**GIVEN EXERCISE:** Look for the word "code" in the entries below, then copy every line that has it.

**DATA PROVIDED:**
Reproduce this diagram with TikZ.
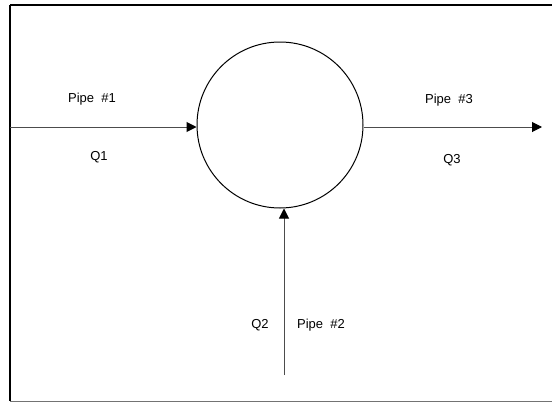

==

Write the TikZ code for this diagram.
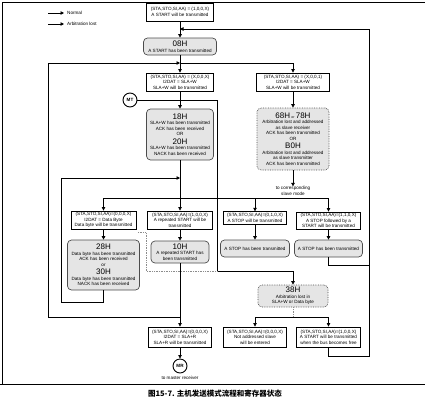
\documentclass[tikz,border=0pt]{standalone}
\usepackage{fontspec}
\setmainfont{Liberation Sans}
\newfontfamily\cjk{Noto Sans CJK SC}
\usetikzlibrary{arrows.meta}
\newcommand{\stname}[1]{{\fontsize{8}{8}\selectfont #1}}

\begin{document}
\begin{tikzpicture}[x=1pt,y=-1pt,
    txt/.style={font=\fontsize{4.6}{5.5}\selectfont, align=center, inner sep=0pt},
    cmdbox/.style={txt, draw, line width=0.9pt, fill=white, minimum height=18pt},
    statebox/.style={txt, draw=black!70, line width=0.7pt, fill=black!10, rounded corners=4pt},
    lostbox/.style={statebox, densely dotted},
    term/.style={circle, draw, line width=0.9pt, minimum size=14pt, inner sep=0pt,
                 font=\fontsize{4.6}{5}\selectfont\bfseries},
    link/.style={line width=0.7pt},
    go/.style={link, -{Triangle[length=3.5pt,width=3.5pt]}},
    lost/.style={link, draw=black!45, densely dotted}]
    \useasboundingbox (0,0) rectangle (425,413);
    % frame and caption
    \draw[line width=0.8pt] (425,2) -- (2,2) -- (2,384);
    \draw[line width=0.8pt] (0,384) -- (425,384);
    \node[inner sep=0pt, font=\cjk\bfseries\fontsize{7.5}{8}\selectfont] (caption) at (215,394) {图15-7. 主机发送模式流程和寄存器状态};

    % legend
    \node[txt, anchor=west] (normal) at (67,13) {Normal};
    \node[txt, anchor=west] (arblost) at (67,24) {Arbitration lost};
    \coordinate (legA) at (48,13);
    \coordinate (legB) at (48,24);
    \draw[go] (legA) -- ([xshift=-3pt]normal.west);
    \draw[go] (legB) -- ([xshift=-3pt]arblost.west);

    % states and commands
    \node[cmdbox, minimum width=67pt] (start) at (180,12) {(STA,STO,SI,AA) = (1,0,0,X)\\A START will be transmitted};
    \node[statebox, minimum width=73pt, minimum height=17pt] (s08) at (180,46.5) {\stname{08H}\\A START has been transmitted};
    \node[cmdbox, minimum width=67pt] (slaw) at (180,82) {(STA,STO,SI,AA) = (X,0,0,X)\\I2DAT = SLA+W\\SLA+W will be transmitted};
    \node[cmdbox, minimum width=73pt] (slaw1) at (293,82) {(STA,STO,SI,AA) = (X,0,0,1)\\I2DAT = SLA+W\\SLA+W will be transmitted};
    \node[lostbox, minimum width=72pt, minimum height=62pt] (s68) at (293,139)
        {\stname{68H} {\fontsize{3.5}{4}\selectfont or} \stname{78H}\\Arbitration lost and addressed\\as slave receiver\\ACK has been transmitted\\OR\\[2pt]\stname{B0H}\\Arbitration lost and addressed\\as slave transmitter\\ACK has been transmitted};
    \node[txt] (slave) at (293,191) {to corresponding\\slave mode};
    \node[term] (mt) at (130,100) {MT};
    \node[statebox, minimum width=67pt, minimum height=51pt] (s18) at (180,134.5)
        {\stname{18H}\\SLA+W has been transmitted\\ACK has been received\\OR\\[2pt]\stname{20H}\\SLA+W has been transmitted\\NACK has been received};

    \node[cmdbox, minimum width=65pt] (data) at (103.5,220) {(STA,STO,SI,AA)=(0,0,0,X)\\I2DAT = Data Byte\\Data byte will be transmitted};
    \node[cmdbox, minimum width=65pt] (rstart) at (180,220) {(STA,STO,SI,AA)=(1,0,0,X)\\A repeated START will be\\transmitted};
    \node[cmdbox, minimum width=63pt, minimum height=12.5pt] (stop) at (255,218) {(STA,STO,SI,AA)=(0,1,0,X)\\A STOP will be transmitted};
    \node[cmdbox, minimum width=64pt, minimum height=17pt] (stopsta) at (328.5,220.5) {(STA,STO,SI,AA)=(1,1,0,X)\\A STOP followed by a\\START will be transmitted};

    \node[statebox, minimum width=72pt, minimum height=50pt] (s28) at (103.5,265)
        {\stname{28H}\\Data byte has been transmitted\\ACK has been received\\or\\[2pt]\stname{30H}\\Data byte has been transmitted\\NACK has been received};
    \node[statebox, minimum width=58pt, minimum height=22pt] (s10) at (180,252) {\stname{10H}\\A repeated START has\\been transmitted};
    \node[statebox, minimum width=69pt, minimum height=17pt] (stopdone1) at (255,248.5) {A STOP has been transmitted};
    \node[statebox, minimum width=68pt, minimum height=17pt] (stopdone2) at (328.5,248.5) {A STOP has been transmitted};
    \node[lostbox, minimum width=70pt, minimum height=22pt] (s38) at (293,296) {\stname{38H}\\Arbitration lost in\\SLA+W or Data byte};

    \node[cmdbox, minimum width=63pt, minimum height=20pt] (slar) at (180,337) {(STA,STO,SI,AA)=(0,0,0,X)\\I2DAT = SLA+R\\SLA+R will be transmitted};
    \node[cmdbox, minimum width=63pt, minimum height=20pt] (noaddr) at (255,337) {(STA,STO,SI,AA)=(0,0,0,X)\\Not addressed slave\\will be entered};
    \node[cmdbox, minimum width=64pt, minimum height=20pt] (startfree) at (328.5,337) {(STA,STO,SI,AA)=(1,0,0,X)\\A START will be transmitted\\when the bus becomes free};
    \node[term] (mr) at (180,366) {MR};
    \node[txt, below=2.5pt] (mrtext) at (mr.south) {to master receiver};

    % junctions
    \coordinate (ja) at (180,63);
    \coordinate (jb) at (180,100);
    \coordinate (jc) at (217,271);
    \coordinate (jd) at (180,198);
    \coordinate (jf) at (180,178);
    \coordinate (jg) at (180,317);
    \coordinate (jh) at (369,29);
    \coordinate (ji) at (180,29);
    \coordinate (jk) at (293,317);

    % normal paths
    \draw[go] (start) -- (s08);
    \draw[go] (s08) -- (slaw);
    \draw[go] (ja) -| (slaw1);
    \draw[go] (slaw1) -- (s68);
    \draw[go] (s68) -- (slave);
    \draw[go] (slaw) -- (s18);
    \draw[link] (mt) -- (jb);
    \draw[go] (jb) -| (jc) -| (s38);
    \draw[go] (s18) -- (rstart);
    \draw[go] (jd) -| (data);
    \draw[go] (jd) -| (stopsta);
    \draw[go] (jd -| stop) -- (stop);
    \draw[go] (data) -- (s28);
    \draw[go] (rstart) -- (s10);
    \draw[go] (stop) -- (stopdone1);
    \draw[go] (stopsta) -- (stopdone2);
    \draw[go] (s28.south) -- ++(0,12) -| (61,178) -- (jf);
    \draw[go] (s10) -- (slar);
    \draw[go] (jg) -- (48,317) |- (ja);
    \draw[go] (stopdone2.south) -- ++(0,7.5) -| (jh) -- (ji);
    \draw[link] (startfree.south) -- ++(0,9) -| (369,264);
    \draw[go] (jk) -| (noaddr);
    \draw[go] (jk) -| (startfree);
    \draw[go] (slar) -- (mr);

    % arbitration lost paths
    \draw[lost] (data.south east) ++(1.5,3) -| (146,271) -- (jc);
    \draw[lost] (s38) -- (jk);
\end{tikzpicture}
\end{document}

==

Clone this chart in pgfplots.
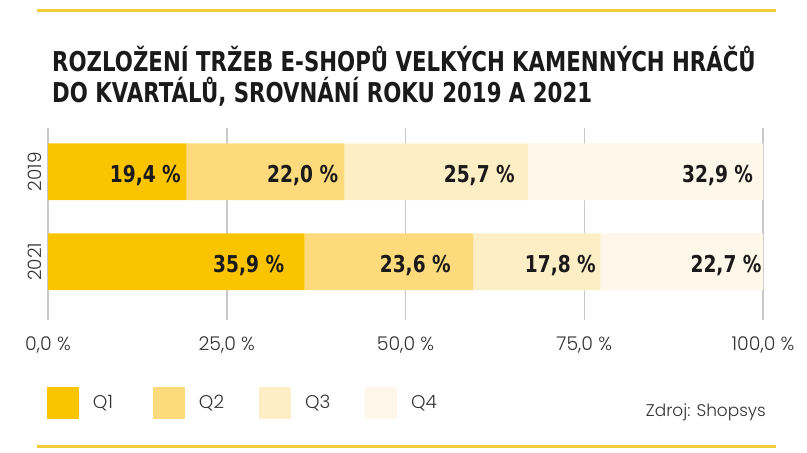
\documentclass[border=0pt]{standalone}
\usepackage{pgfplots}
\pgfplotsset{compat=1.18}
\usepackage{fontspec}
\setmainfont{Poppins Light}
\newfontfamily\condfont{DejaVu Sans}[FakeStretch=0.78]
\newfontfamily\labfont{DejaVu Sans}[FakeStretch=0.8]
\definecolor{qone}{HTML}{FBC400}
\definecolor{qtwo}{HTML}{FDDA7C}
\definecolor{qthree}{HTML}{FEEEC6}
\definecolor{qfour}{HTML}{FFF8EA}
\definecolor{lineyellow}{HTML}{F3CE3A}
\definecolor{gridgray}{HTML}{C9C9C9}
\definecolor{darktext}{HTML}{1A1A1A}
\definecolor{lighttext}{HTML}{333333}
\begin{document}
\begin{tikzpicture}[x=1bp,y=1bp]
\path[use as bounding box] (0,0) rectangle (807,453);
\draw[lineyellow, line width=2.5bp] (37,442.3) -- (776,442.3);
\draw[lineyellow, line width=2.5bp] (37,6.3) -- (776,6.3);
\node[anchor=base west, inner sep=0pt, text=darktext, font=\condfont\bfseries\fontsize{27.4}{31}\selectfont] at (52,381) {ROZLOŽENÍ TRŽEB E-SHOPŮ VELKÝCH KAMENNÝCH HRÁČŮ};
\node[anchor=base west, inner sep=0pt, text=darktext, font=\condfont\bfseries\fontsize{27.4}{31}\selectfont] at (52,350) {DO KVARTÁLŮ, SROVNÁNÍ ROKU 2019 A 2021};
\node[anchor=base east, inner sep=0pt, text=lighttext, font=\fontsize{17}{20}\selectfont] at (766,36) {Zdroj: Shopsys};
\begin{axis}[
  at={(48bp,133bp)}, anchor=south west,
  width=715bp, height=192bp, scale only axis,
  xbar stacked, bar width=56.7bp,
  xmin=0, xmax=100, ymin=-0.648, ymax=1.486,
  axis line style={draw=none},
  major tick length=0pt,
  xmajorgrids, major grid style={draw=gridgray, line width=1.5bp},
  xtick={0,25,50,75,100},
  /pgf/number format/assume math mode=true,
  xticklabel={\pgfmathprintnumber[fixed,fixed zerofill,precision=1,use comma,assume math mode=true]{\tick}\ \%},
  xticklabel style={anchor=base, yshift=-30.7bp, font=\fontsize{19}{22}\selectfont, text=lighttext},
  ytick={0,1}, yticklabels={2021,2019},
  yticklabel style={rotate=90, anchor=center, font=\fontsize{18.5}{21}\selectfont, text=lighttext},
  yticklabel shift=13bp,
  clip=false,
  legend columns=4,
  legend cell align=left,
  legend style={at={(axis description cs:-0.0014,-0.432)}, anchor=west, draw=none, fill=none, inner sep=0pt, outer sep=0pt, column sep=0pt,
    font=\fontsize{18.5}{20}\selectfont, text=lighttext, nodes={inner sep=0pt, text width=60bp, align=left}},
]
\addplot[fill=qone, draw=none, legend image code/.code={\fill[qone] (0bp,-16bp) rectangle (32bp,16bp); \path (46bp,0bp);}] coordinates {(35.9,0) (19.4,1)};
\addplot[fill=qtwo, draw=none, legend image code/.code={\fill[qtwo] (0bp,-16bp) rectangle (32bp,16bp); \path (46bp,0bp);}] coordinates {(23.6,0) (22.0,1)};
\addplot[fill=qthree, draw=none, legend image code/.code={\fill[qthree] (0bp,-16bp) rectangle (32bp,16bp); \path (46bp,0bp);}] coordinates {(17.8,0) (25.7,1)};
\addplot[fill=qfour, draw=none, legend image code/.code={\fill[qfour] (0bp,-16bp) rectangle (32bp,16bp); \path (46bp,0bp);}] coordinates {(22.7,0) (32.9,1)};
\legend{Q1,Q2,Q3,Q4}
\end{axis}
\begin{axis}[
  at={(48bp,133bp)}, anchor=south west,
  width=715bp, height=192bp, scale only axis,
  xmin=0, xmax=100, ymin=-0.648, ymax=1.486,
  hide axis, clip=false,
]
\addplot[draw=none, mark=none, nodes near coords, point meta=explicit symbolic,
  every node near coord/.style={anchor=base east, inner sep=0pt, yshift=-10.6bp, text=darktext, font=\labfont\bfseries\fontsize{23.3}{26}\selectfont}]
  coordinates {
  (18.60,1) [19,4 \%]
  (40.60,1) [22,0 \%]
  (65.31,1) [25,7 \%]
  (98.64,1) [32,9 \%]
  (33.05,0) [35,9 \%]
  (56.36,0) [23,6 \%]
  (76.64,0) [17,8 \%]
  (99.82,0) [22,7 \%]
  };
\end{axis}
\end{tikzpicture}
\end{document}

**RESULT:**
Write the TikZ code for this diagram.
\addplot[fill=qone, draw=none, legend image code/.code={\fill[qone] (0bp,-16bp) rectangle (32bp,16bp); \path (46bp,0bp);}] coordinates {(35.9,0) (19.4,1)};
\addplot[fill=qtwo, draw=none, legend image code/.code={\fill[qtwo] (0bp,-16bp) rectangle (32bp,16bp); \path (46bp,0bp);}] coordinates {(23.6,0) (22.0,1)};
\addplot[fill=qthree, draw=none, legend image code/.code={\fill[qthree] (0bp,-16bp) rectangle (32bp,16bp); \path (46bp,0bp);}] coordinates {(17.8,0) (25.7,1)};
\addplot[fill=qfour, draw=none, legend image code/.code={\fill[qfour] (0bp,-16bp) rectangle (32bp,16bp); \path (46bp,0bp);}] coordinates {(22.7,0) (32.9,1)};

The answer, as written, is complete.